Mateo – Recensione
Coming of age di estrema sensibilità e legato a fatti realmente accaduti, la pellicola d’esordio della colombiana Maria Gamboa, già vincitrice del Grifone di Cristallo al Giffoni Film Festival 2014 e del Premio della giuria al Festival Internazionale di Cartagena 2014, Mateo, indaga con audacia e semplicità nella vita e nelle scelte coraggiose dei protagonisti, regalando uno scorcio di quell’America latina che non smette di sperare in un futuro migliore.
Mateo (Carlos Hernández), il protagonista, è un ragazzo di 16 anni che vive con la madre in un quartiere povero e violento, lungo la valle del fiume Magdalena, in Colombia. Raccoglie denaro frutto di estorsioni per conto dello zio e lo usa per aiutare sua madre, la quale accetta ma per necessità. Per non essere espulso dalla scuola, Mateo accetta di frequentare un gruppo teatrale diretto da un sacerdote, Padre David (Felipe Botero), molto attivo nel recupero sociale degli adolescenti. Mentre il ragazzo si scopre affascinato dalla libertà e dalla creatività del gruppo e anche messo sotto pressione dallo zio e sarà obbligato a compiere delle scelte difficili.

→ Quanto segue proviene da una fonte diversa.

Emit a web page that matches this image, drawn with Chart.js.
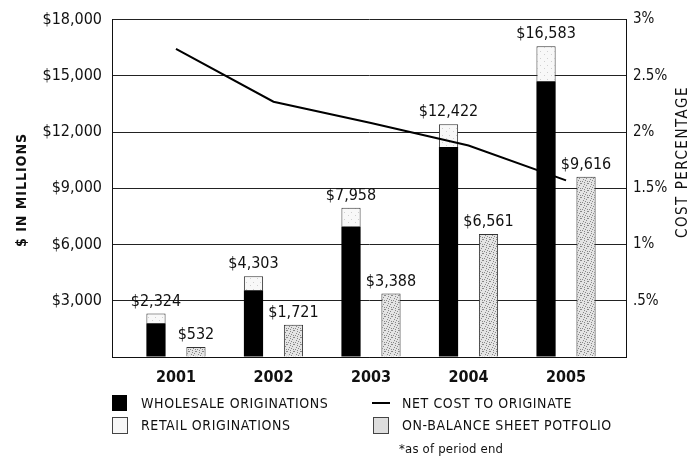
<!DOCTYPE html>
<html lang="en">
<head>
<meta charset="UTF-8">
<script src="https://cdn.jsdelivr.net/npm/chart.js"></script>
<title>Originations</title>
<style>
  body { margin: 0; background: #fff; }
  #wrap { position: relative; width: 700px; height: 459px; font-family: "DejaVu Sans Condensed", "Liberation Sans Narrow", sans-serif; color: #111; }
  canvas { position: absolute; left: 0; top: 0; }
  .key { position: absolute; }
  .lbl { position: absolute; font-size: 14px; letter-spacing: 0.6px; line-height: 16px; white-space: nowrap; }
</style>
</head>
<body>
<div id="wrap">
  <canvas id="chart" width="700" height="459"></canvas>

  <!-- legend -->
  <div class="key" style="left:112px;top:395px;width:15px;height:16px;background:#000;"></div>
  <div class="lbl" style="left:141px;top:395px;">WHOLESALE ORIGINATIONS</div>
  <div class="key" style="left:112px;top:417px;width:14px;height:15px;border:1px solid #444;background:#f7f7f7;"></div>
  <div class="lbl" style="left:141px;top:417px;">RETAIL ORIGINATIONS</div>
  <div class="key" style="left:372px;top:402px;width:18px;height:2px;background:#000;"></div>
  <div class="lbl" style="left:402px;top:395px;">NET COST TO ORIGINATE</div>
  <div class="key" style="left:373px;top:417px;width:14px;height:15px;border:1px solid #444;background:#dedede;"></div>
  <div class="lbl" style="left:402px;top:417px;">ON-BALANCE SHEET POTFOLIO</div>
  <div class="lbl" style="left:399px;top:441px;font-size:13px;letter-spacing:0.2px;">*as of period end</div>
</div>

<script>
// values ($ millions, cost in %)
const years = ['2001', '2002', '2003', '2004', '2005'];
const wholesale = [1800, 3560, 6960, 11200, 14710];
const retail = [524, 743, 998, 1222, 1873];
const onBalance = [532, 1721, 3388, 6561, 9616];
const netCost = [2.74, 2.27, 2.08, 1.88, 1.57];

const FONT = '"DejaVu Sans Condensed", "Liberation Sans Narrow", sans-serif';

// speckled fills like the printed halftone
function speckle(bg, dot, spots) {
    const c = document.createElement('canvas');
    c.width = 7; c.height = 7;
    const g = c.getContext('2d');
    g.fillStyle = bg;
    g.fillRect(0, 0, 7, 7);
    g.fillStyle = dot;
    spots.forEach(p => g.fillRect(p[0], p[1], 1, 1));
    return g.createPattern(c, 'repeat');
}
const ctx = document.getElementById('chart').getContext('2d');
const retailFill = speckle('#f8f8f8', '#cfcfcf', [[1, 2], [5, 5]]);
const balanceFill = speckle('#e4e4e4', '#888', [[0, 1], [3, 0], [5, 3], [2, 4], [6, 6], [1, 6], [4, 5], [6, 1], [3, 2]]);

const xy = arr => arr.map((v, i) => ({ x: i + 1, y: v }));

const dataLabels = {
    id: 'dataLabels',
    afterDatasetsDraw(chart) {
        const c = chart.ctx;
        c.save();
        c.font = '16px ' + FONT;
        c.fillStyle = '#111';
        c.textAlign = 'center';
        c.textBaseline = 'bottom';
        chart.getDatasetMeta(1).data.forEach((el, i) => {
            const total = wholesale[i] + retail[i];
            c.fillText('$' + total.toLocaleString('en-US'), el.x, el.y - 4);
        });
        chart.getDatasetMeta(2).data.forEach((el, i) => {
            c.fillText('$' + onBalance[i].toLocaleString('en-US'), el.x, el.y - 4);
        });
        c.restore();
    }
};

const axisTitles = {
    id: 'axisTitles',
    afterDraw(chart) {
        const c = chart.ctx;
        c.save();
        c.fillStyle = '#111';
        c.font = 'bold 14px ' + FONT;
        c.letterSpacing = '1px';
        c.textAlign = 'center';
        c.textBaseline = 'middle';
        c.translate(22, 190);
        c.rotate(-Math.PI / 2);
        c.fillText('$ IN MILLIONS', 0, 0);
        c.restore();
        c.save();
        c.fillStyle = '#111';
        c.font = '15px ' + FONT;
        c.letterSpacing = '1.5px';
        c.textAlign = 'center';
        c.textBaseline = 'middle';
        c.translate(683, 162);
        c.rotate(-Math.PI / 2);
        c.fillText('COST PERCENTAGE', 0, 0);
        c.restore();
    }
};

new Chart(ctx, {
    type: 'bar',
    data: {
        datasets: [
            {
                label: 'Wholesale Originations',
                data: xy(wholesale),
                backgroundColor: '#000',
                stack: 'orig',
                order: 1
            },
            {
                label: 'Retail Originations',
                data: xy(retail),
                backgroundColor: retailFill,
                borderColor: '#333',
                borderWidth: 1,
                stack: 'orig',
                order: 1
            },
            {
                label: 'On-Balance Sheet Portfolio',
                data: xy(onBalance),
                backgroundColor: balanceFill,
                borderColor: '#333',
                borderWidth: 1,
                stack: 'bal',
                order: 1
            },
            {
                type: 'line',
                label: 'Net Cost to Originate',
                data: xy(netCost),
                yAxisID: 'y1',
                borderColor: '#000',
                borderWidth: 2,
                pointRadius: 0,
                tension: 0,
                order: 0
            }
        ]
    },
    options: {
        responsive: false,
        animation: false,
        categoryPercentage: 0.82,
        barPercentage: 0.48,
        layout: { padding: { top: 18, bottom: 72, left: 0, right: 0 } },
        plugins: {
            legend: { display: false },
            tooltip: { enabled: false }
        },
        scales: {
            x: {
                type: 'linear',
                offset: false,
                min: 0.344,
                max: 5.615,
                afterBuildTicks: s => { s.ticks = years.map((_, i) => ({ value: i + 1 })); },
                afterFit: s => { s.height = 30; },
                grid: { display: false, drawTicks: false, offset: false },
                border: { display: true, color: '#111', width: 1 },
                ticks: {
                    padding: 11,
                    color: '#111',
                    font: { family: FONT, size: 16, weight: 'bold' },
                    callback: v => years[v - 1]
                }
            },
            y: {
                stacked: true,
                min: 0,
                max: 18000,
                afterFit: s => { s.width = 112; },
                grid: { color: '#222', lineWidth: 1, drawTicks: false },
                border: { display: true, color: '#111', width: 1 },
                ticks: {
                    stepSize: 3000,
                    padding: 10,
                    color: '#111',
                    font: { family: FONT, size: 16 },
                    callback: v => v === 0 ? '' : '$' + v.toLocaleString('en-US')
                }
            },
            y1: {
                position: 'right',
                min: 0,
                max: 3,
                afterFit: s => { s.width = 74; },
                grid: { display: false, drawTicks: false },
                border: { display: true, color: '#111', width: 1 },
                ticks: {
                    stepSize: 0.5,
                    padding: 7,
                    color: '#111',
                    font: { family: FONT, size: 15 },
                    callback: v => v === 0 ? '' : (v < 1 ? '.5' : String(v)) + '%'
                }
            }
        }
    },
    plugins: [dataLabels, axisTitles]
});
</script>
</body>
</html>
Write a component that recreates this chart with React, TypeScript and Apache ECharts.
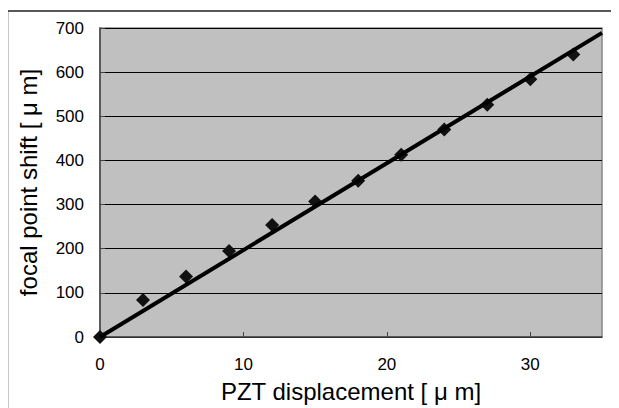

Imboccare la retta via, propendere per la legalità e soprattutto per l’indipendenza e una più serena quotidianità, questi i sogni del protagonista, uno dei tanti ragazzi prestati alla “mala” per sopravvivere nel luogo in cui è nato. Il panorama buio della coercizione imposto dallo zio delinquente si contrappone al clima di gioia, creatività e amore, che Mateo trova nel gruppo di giovani guidato da un divertente sacerdote.
È proprio la figura di Padre David, personaggio ispirato ad una persona reale (Guido Ripamonti, attore e regista che opera nelle aree periferiche colombiane), che si contrappone al villain della storia, per far risaltare la forza d’animo e la volontà di Mateo, che diventa simbolo della gioventù disorientata, ma ancora recuperabile.
Maria Gamboa indaga con attenzione, standogli il più vicino possibile, proprio la forza d’animo del protagonista; il nervosismo della camera quasi documentaristico, sottolinea la costante e pericolosa quotidianità del sobborgo povero e malfamato e costruisce la trama, seguendo passo passo Mateo.
Delicatezza, passione e sincerità, la regia della Gamboa si muove in questo verso, mettendo in scena una narrazione (la sceneggiatura è di Adriana Arjona) che di per sé è abbastanza prevedibile e costruita, ma impreziosita da una degna regia e da bravi interpreti, in special modo Hernández e Botero, nonostante la classicità dei personaggi che interpretano.
La pellicola tutto sommato quindi, si dimostra come una buona opera prima, ancorata alla realtà e nonostante un’ingenuità di fondo nella storia, l’accuratezza e ricercatezza visiva sono la dimostrazione della sensibilità della regista, che dà forma e rende dignità e giustizia al film.